All accepted abstracts included in the conference will be published in the program book and on the AATSEEL web site.

Part II. General Guidelines

The goal of the review process is not to adjudicate a competition for a limited number of slots, but, rather, to ensure that all papers presented meet minimum professional standards and reflect careful preparation in advance. The peer review is intended to be as objective and inclusive as possible. Division heads, who are responsible for review procedures, will try to achieve the widest possible representation of the membership with respect to disciplinary subdivision, school of thought or type of approach, seniority, geography, and type of institution or affiliation. The review process will be applied uniformly to all prospective conference participants.

An abstract should briefly present a hypothesis and outline the author’s plan for defending that hypothesis. An ideal abstract, like a good paper, should identify a problem (linguistic, pedagogical, literary, historical, or cultural) that needs solving or present a hypothesis that sheds light on the interpretation of a text or body of texts. (A text need not be strictly “literary” and could be, for example, a work in film, television, painting, music, or other arts and media.) A paper may identify a new problem and propose a solution, or may identify a complete or partial solution to an existing problem. Alternatively, a paper might indicate that a generally held view has unrecognized shortcomings, without necessarily proposing a comprehensive analysis to replace the received wisdom. Some papers, especially in pedagogy, may provide critical descriptions and analyses of existing, innovative, or proposed methods and materials used in teaching language, literature, or culture. Papers in literature may propose a new analysis of a text, offer a new application of an established critical theory or theories of textual analysis or interpretation, or present a new theory of textual interpretation. Papers in culture may include analyses of texts in a variety of “high” and popular arts and media or broader historical, societal, or cultural studies. Abstracts on interdisciplinary topics are welcome. If your proposed paper makes use of a particular methodology or theoretical framework, it is important to state this clearly; a reference as brief as “relying on approach X,” “applying the principles of Y,” “analyzing the problem within a Z framework,” or “I am approaching the problem from the point of view of A and B’s theory of Q” is sufficient.
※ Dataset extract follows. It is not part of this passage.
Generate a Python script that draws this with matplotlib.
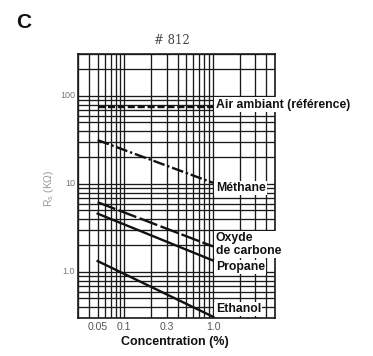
import matplotlib
matplotlib.use("Agg")
import matplotlib.pyplot as plt
from matplotlib.ticker import LogLocator, NullFormatter

plt.rcParams['font.family'] = ['Liberation Sans', 'DejaVu Sans']

# Gas concentration (%) at the two ends of each sensor-response line
conc = [0.05, 1.0]
air_ref = [75, 75]
methane = [31.5, 10.3]
oxyde_carbone = [6.2, 1.95]
propane = [4.6, 1.35]
ethanol = [1.33, 0.31]

x_ticks = [0.05, 0.1, 0.3, 1.0]
x_tick_labels = ["0.05", "0.1", "0.3", "1.0"]
y_ticks = [1.0, 10, 100]
y_tick_labels = ["1.0", "10", "100"]

fig = plt.figure(figsize=(3.73, 3.56), dpi=100)
ax = fig.add_axes([78 / 373, 1 - 318 / 356, 197 / 373, 264 / 356])
ax.set_xscale('log')
ax.set_yscale('log')
ax.set_xlim(0.03, 5)
ax.set_ylim(0.3, 300)

# log-paper grid
ax.xaxis.set_major_locator(LogLocator(base=10, subs=(1.0,)))
ax.xaxis.set_minor_locator(LogLocator(base=10, subs=range(2, 10)))
ax.yaxis.set_major_locator(LogLocator(base=10, subs=(1.0,)))
ax.yaxis.set_minor_locator(LogLocator(base=10, subs=range(2, 10)))
ax.grid(True, which='both', color='#1a1a1a', linewidth=0.95)
ax.set_axisbelow(True)
for axis in (ax.xaxis, ax.yaxis):
    axis.set_major_formatter(NullFormatter())
    axis.set_minor_formatter(NullFormatter())
ax.tick_params(which='both', length=0)
for s in ax.spines.values():
    s.set_linewidth(1.2)
    s.set_color('#1a1a1a')

lw = 1.7
ax.plot(conc, air_ref, color='#111', lw=lw, linestyle=(0, (3, 1.2)))
ax.plot(conc, methane, color='#111', lw=lw, linestyle=(0, (5, 1.2, 1, 1.2)))
ax.plot(conc, oxyde_carbone, color='#111', lw=lw, linestyle=(0, (8, 1.5)))
ax.plot(conc, propane, color='#111', lw=lw)
ax.plot(conc, ethanol, color='#111', lw=lw)

# printed scale values
for v, t in zip(x_ticks, x_tick_labels):
    ax.text(v, 0.235, t, ha='center', va='center', fontsize=7.5, color='#555')
for v, t in zip(y_ticks, y_tick_labels):
    ax.text(0.0277, v, t, ha='right', va='center', fontsize=6.5, color='#777')

ax.text(0.49, -0.092, "Concentration (%)", transform=ax.transAxes, ha='center',
        va='center', fontsize=9, fontweight='bold', color='#111')
ax.text(-0.147, 0.49, r"R$_\mathrm{s}$ (KΩ)", transform=ax.transAxes, rotation=90,
        ha='center', va='center', fontsize=7.5, color='#999')

box = dict(facecolor='white', edgecolor='none', pad=1.0)
lab = dict(fontsize=8.8, fontweight='bold', color='#111', ha='left', va='center',
           bbox=box, clip_on=False)
ax.text(1.07, 80, "Air ambiant (référence)", **lab)
ax.text(1.07, 9.0, "Méthane", **lab)
ax.text(1.07, 2.05, "Oxyde\nde carbone", linespacing=1.1, **lab)
ax.text(1.07, 1.14, "Propane", **lab)
ax.text(1.07, 0.38, "Ethanol", **lab)

fig.text(172 / 373, 1 - 40 / 356, "# 812", ha='center', va='center', fontsize=8.5,
         color='#444', family=['DejaVu Serif'])
fig.text(24 / 373, 1 - 22 / 356, "C", ha='center', va='center', fontsize=15,
         fontweight='bold', color='#111')

fig.savefig("out.png", dpi=100, facecolor='white')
Naturally, the further your work has progressed, the better your abstract is likely to be. Ideally, you will summarize work that is already completed, but this is not required, or even expected. More likely, you will have the outline of your analysis in mind, but will not have worked out all the details; this is also legitimate. However, if you have merely identified a problem you would like to examine when you get a chance, on which you have not yet conducted any research, it will be difficult to represent it convincingly. The Program Committee will be given the authority to reject largely hypothetical papers.